By this time, I'm in college. I'd watched a pretty crappy UT defense stop the run and shoot the year before, and I first started having doubts about the efficacy of the run and shoot. It was fun as hell to watch, but how would they ever be successful with a stone-handed #1 WR like Haywood Jeffires? Would Ernest Givins finally become the player I thought he could be? Would we finally do something about Jerry Glanville's pathetic defenses? His antics especially had long worn a hole in my weary soul.

In 1990, the defense improved greatly under Jim Eddy's steady hand, and the Oilers scored the second most points in the league. Huzzah! And Steve Jackson was not yet on the team! But the 5th best points differential in the NFL was only good for a 9-7 record. Next, a butt-whippin' in the Wild Card game at the hands of the Bengals. Whomp whomp.

1991 might've been the best Houston Oilers team in its history, as it was 4th in points scored, 6th in points allowed, and 4th in differential. Two Oilers (Jeffires and Drew Hill) had over 1,000 receiving yards, and Givins needed just four more to join that group. Sean Jones, William Fuller, Ray Childress, and Al Smith terrorized opposing QBs, And there aren't enough superlatives to describe the special teams play of Eugene (Hugene) Seale. The 11-5 record still relegated the team to a Wild Card game, which they actually won! Sadly, it would be Pardee's only playoff win in his entire career. He went 1-5 in the playoffs. Yeah.
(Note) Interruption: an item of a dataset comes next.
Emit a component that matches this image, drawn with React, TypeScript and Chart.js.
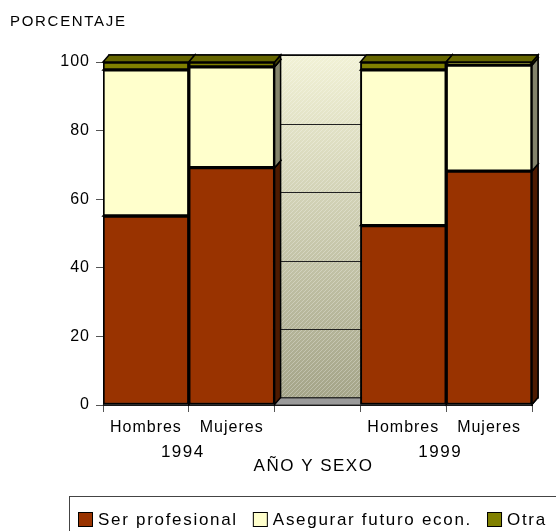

And then 1992 happened (playoffs in 1993). Steve Jackson was there. So was Gregg Williams. Chris Palmer was the WRs coach. Richard Smith was the assistant offensive line coach, and Frank Bush coached linebackers. Yes, that Richard Smith. Yes, that Frank Bush. You can drink now.

Pardee would lead the Oilers to the playoffs again in 1993, skipping the Wild Card game completely for a change, when they would lose in a typically heart-breaking fashion to the Kansas City Chiefs, a clearly inferior team.

The 1994 squad started off 1-9, Pardee was fired, and by this point, Beelzebud already had one foot out the door with his overt blackmail of the city. Eff that guy.

Jack Pardee was a damn fine coach in the regular season. In the playoffs, however, the run and shoot offense repeatedly failed due to its, and his, inability to make even the tiniest adjustments. You really couldn't carry a FB or TE? Or at least teach a defensive lineman to block? Or use a sixth offensive lineman in goal line situations? No, he couldn't. In 1992, it was the defense that folded. In 1993, the offensive line didn't show. Neither time did we adjust in game. Jack Pardee was a damn fine coach in the regular season. This seems to be a theme in the history of Houston football. Harbinger alert?

Sadly, 1992 is, and will be, Pardee's football legacy. 1993 was painful, yes, but I cannot fathom anything worse than January 3, 1993. It's an unfortunate legacy, one rooted in one of the greatest disappointments in the history of professional sports. But it was well earned, and it embodies all of Pardee's failings as a coach in a single game.